The 80/20 rule is brutal because it’s true. 80% of your revenue comes from 20% of your activities.

When you work 80 hours, you are essentially drowning that 20% of high-impact work in a sea of 64 hours of garbage. You are hiding your genius behind your "grind."

The most successful people I know in 2026 don't track hours. They track leverage.

Leverage is the ability to decouple your time from your output.

  • Brute force: Writing 50 personalized emails.
  • Leverage: Building an automated sequence that converts at 10%.
  • Brute force: Staying up until 3 AM to finish a pitch deck.
  • Leverage: Using an AI-workflow to generate the framework in 15 minutes and spending 2 hours on the strategy.

Hustle culture forces you to stay in the "Brute Force" lane. Why? Because building systems takes quiet, focused time. And you can't be quiet when you're busy shouting about how hard you’re working on LinkedIn.

If your business collapses the moment you take a weekend off, you don't own a business. You own a high-stress job where you are the worst boss you’ve ever had.

3. You are burning your "Network Capital"

Success is a team sport. No one wins alone.

But when you are working 80 hours a week, you are a liability to your network. Burned-out people are cynical. They are irritable. They lack empathy. They make for terrible leaders and even worse partners.

A 2025 Gallup study found that 72% of new entrepreneurs report feeling burned out within two years. That burnout doesn't just stay in the office. it leaks into your marriage, your friendships, and your health.

If you are too tired to have a high-level conversation with a mentor, you lose that mentor. If you are too stressed to listen to your team's feedback, you lose that team.

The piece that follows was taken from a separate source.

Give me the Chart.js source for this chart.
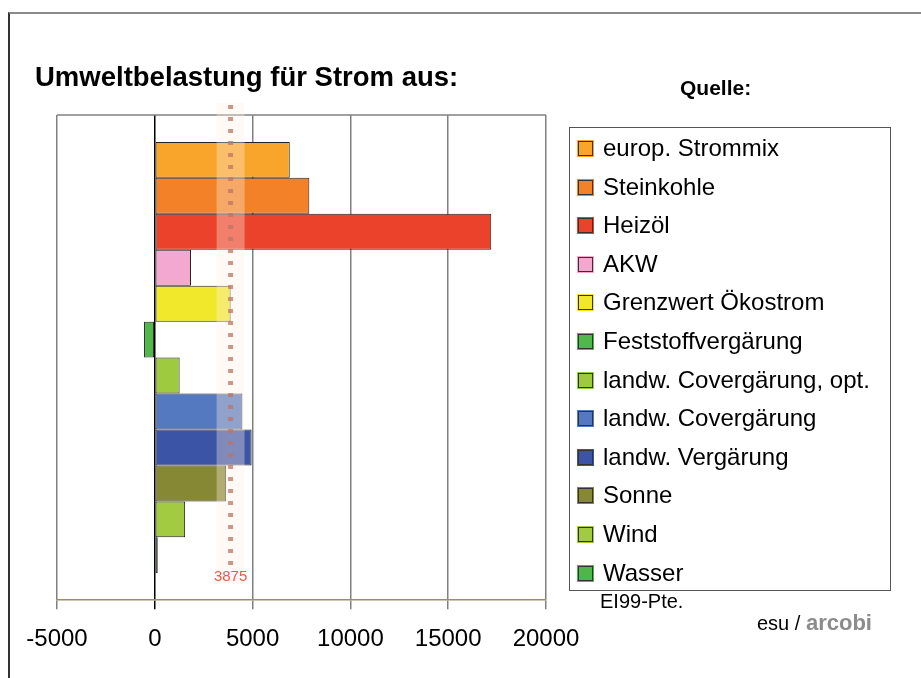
<!DOCTYPE html>
<html>
<head>
<meta charset="utf-8">
<script src="https://cdn.jsdelivr.net/npm/chart.js@4"></script>
<style>
  body { margin: 0; background: #fff; font-family: "Liberation Sans", Arial, sans-serif; }
  #wrap { position: relative; width: 921px; height: 678px; overflow: hidden; }
  #frame { position: absolute; left: 8px; top: 12px; width: 940px; height: 700px;
           border-top: 2px solid #8a8a8a; border-left: 2px solid #333; }
  canvas { position: absolute; left: 0; top: 0; }
  .txt { position: absolute; white-space: nowrap; color: #000; }
  #legend { position: absolute; left: 569px; top: 127px; width: 320px; height: 462px;
            border: 1.5px solid #555; }
  .item { position: absolute; left: 0; height: 28px; line-height: 28px; font-size: 24px; white-space: nowrap; }
  .box { position: absolute; left: 8px; top: 7px; width: 13px; height: 13px; border: 1px solid #333; }
  .lbl { position: absolute; left: 33px; top: 0; white-space: nowrap; }
</style>
</head>
<body>
<div id="wrap">
  <div id="frame"></div>
  <canvas id="myChart" width="921" height="678"></canvas>
  <div class="txt" style="left:35px; top:61px; font-size:27.5px; font-weight:bold;">Umweltbelastung für Strom aus:</div>
  <div class="txt" style="left:680px; top:76px; font-size:21px; font-weight:bold;">Quelle:</div>
  <div id="legend"></div>
  <div class="txt" style="left:600px; top:590px; font-size:20px;">EI99-Pte.</div>
  <div class="txt" style="left:757px; top:610px; font-size:20px;">esu / <span style="color:#8c8c8c; font-weight:bold; font-size:22px;">arcobi</span></div>
</div>
<script>
const sources = ['europ. Strommix', 'Steinkohle', 'Heizöl', 'AKW', 'Grenzwert Ökostrom',
  'Feststoffvergärung', 'landw. Covergärung, opt.', 'landw. Covergärung', 'landw. Vergärung',
  'Sonne', 'Wind', 'Wasser'];
const points = [6900, 7900, 17200, 1850, 3875, -550, 1270, 4480, 4950, 3650, 1550, 150];
const colors = ['#F9A52B', '#F28128', '#EA422B', '#F3A8CF', '#F1E82C', '#4FB848',
  '#9DCA3E', '#5579C0', '#3C54A6', '#878834', '#A3CB41', '#4DB749'];
const xTicks = [-5000, 0, 5000, 10000, 15000, 20000];
const limitValue = 3875;

// legend as html, built from the same arrays
const legendEl = document.getElementById('legend');
sources.forEach(function(name, i) {
    const it = document.createElement('div');
    it.className = 'item';
    it.style.top = (6 + i * 38.6) + 'px';
    it.innerHTML = '<div class="box" style="background:' + colors[i] + ';box-shadow:0 0 0 1px ' + colors[i] + '"></div>' +
        '<div class="lbl">' + name + '</div>';
    legendEl.appendChild(it);
});

const limitLine = {
    id: 'limitLine',
    afterDatasetsDraw(chart) {
        const ctx = chart.ctx;
        const area = chart.chartArea;
        const x = chart.scales.x.getPixelForValue(limitValue);
        ctx.save();
        ctx.fillStyle = 'rgba(255,240,225,0.35)';
        ctx.fillRect(x - 14, area.top - 12, 28, area.bottom - area.top - 4);
        ctx.strokeStyle = 'rgba(190,115,100,0.75)';
        ctx.lineWidth = 5;
        ctx.setLineDash([4, 8]);
        ctx.beginPath();
        ctx.moveTo(x, area.top - 10);
        ctx.lineTo(x, area.bottom - 34);
        ctx.stroke();
        ctx.setLineDash([]);
        ctx.fillStyle = 'rgba(235,60,40,0.85)';
        ctx.font = '15px "Liberation Sans", Arial';
        ctx.textAlign = 'center';
        ctx.textBaseline = 'middle';
        ctx.fillText(String(limitValue), x, area.bottom - 23);
        ctx.restore();
    },
    beforeDatasetsDraw(chart) {
        const ctx = chart.ctx;
        const area = chart.chartArea;
        ctx.save();
        ctx.strokeStyle = '#808080';
        ctx.lineWidth = 1.5;
        ctx.beginPath();
        ctx.moveTo(area.left, area.top);
        ctx.lineTo(area.right, area.top);
        ctx.stroke();
        ctx.restore();
    }
};

new Chart(document.getElementById('myChart'), {
    type: 'bar',
    data: {
        labels: [''],
        datasets: sources.map(function(name, i) {
            return {
                label: name,
                data: [points[i]],
                backgroundColor: colors[i],
                borderColor: '#222',
                borderWidth: 1,
                borderSkipped: false,
                barPercentage: 1,
                categoryPercentage: 0.889
            };
        })
    },
    options: {
        indexAxis: 'y',
        responsive: false,
        animation: false,
        layout: { padding: { left: 57, right: 375, top: 115, bottom: 8 } },
        plugins: {
            legend: { display: false },
            tooltip: { enabled: false }
        },
        scales: {
            x: {
                min: -5000,
                max: 20000,
                afterBuildTicks: function(axis) {
                    axis.ticks = xTicks.map(function(v) { return { value: v }; });
                },
                grid: {
                    color: function(c) { return c.tick && c.tick.value === 0 ? '#000' : '#808080'; },
                    lineWidth: 1.5,
                    tickLength: 9
                },
                border: { color: '#9c8f66', width: 1.5 },
                ticks: {
                    color: '#000',
                    padding: 16,
                    maxRotation: 0,
                    font: { size: 24, family: '"Liberation Sans", Arial' },
                    callback: function(value) { return String(value); }
                }
            },
            y: { display: false }
        }
    },
    plugins: [limitLine]
});
</script>
</body>
</html>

The "Lone Wolf" grinder is a myth. The reality is a person who is so isolated by their own schedule that they lose touch with the market trends they are supposed to be leading.

Creativity requires boredom. Innovation requires "White Space."

If your calendar is a solid block of blue from 6 AM to 10 PM, you have zero room for the "Aha!" moment that could pivot your company to its next $1M in revenue. You are so busy looking at your feet that you’re going to walk straight off a cliff.

The Insight: The Rise of the "Outcome Economy"

The era of the "Grind" is ending. We are moving into the "Leverage Economy."

Judgment is the only thing that can't be automated. And you cannot have good judgment when you are sleep-deprived and running on cortisol.

Success will belong to the "Deep Workers"—those who can spend 4 hours in a state of flow, making high-leverage decisions, and then spend the rest of the day recovering.

The winners of the next decade won't be the ones who worked the most. They will be the ones who thought the best.

Are you working to win, or are you just working to look busy?